The First Amendment protects words, not weapons. But what happens when speech is so purely functional, so precisely designed to cause harm, that its value as expression disappears? That question lay at the heart of Rice v. Paladin Enterprises, a chilling case that tested how far the “marketplace of ideas” can stretch before it becomes a manual for murder.
The story began with a paperback titled Hit Man: A Technical Manual for Independent Contractors, published by Paladin Press. The book was not satire or fiction. It offered step-by-step instructions for contract killing: how to stalk victims, modify weapons, avoid detection, and destroy evidence. When a Maryland man followed those instructions to commit a triple murder, the victims’ families sued the publisher for aiding and abetting the crime.
Paladin’s defense rested on the First Amendment. The company argued that its book was speech, not conduct, and therefore shielded by Brandenburg v. Ohio (1969), which protects even inflammatory advocacy unless it is intended and likely to produce imminent lawless action. The Fourth Circuit disagreed. It held that when speech is “purely functional,” it falls outside Brandenburg’s protection.
This was the crucial shift: when expression operates as a mechanism for crime rather than an argument about it, courts bypass the Brandenburg test. Brandenburg asks whether a speaker advocates violence; Rice asked whether the speech performs it. A how-to manual, the court reasoned, does not invite debate or persuasion—it provides operational support for harm. Its value is utilitarian, not expressive, and its danger is entirely foreseeable.
In criminal law, intent is non-negotiable. Foreseeability alone (knowing that someone might misuse your words) isn’t enough for criminal conviction.
A journalist writing an article about how guns operate isn’t criminally liable if someone later uses that information unlawfully.
But a person who gives those same instructions to help a specific attacker crosses into aiding-and-abetting territory.
That’s why Rice was a civil case. The publisher could be sued because it foreseeably caused harm, but criminal punishment would have required proof that Paladin acted with the intent to assist murder. (Paladin’s stipulation that it intended its manual to help killers would, in theory, satisfy that element.)
The difference between incitement and facilitation drives this logic. Incitement involves urging others to act, and its danger lies in persuasion and immediacy. Facilitation involves enabling the act; its danger lies in instruction and assistance. The former concerns motivation; the latter concerns means. When speech operates as a weapon of function rather than a vehicle of belief, courts treat it not as expression but as conduct.
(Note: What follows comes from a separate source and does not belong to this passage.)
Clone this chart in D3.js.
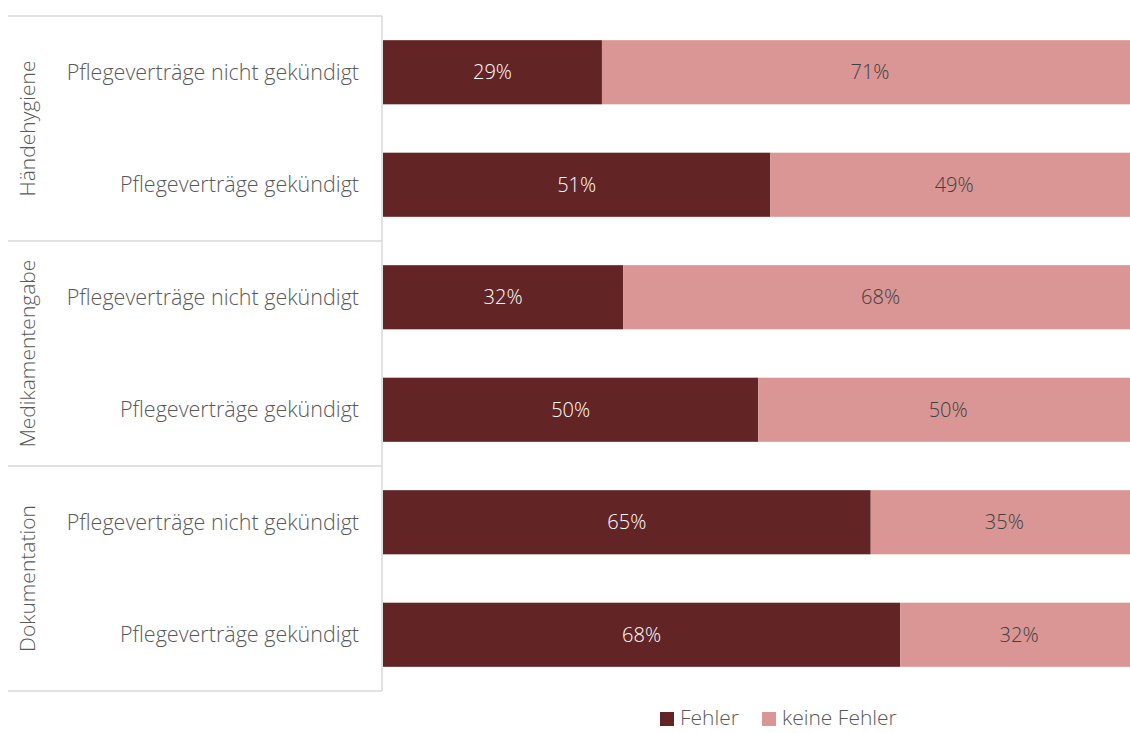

Rice doesn’t undermine Brandenburg; it defines its edge. Brandenburg protects even hateful advocacy so long as it stays in the realm of persuasion. Rice denies protection to speech that transforms persuasion into performance.
That’s the border between liberty and liability. The First Amendment’s promise ends when words cease to argue and begin to do.
Doctrinal sum-up:
Facilitation occurs when speech provides the means or tools for committing a crime (instructions, blueprints, or operational guidance) rather than merely encouraging it.
Unlike incitement, which aims to persuade, facilitation enables; its danger lies in function, not advocacy, because the speech itself helps make the unlawful act possible.


I don’t recall whether the Planned Parenthood v. ACLA case was within this portion of our discussion, or if it fell in true threats. In that case, the ACLA posted Wanted posters of abortion doctors, and some of those doctors were then killed and assaulted. I just want to clear up my understanding of the line between threats, incitement, and facilitation. Two questions:
1) Is posting this information likely to cause imminent harm facilitation?
2) What is the distinction between that case and the Turning Point Professor Watchlist? Both publicly post individuals in a “wanted” like manner, and professors and doctors have faced harassment and violence as a result. I would think this watchlist would fall under the same reasoning of ACLA, however, I haven’t seen any litigation surrounding this. What do you see as the difference?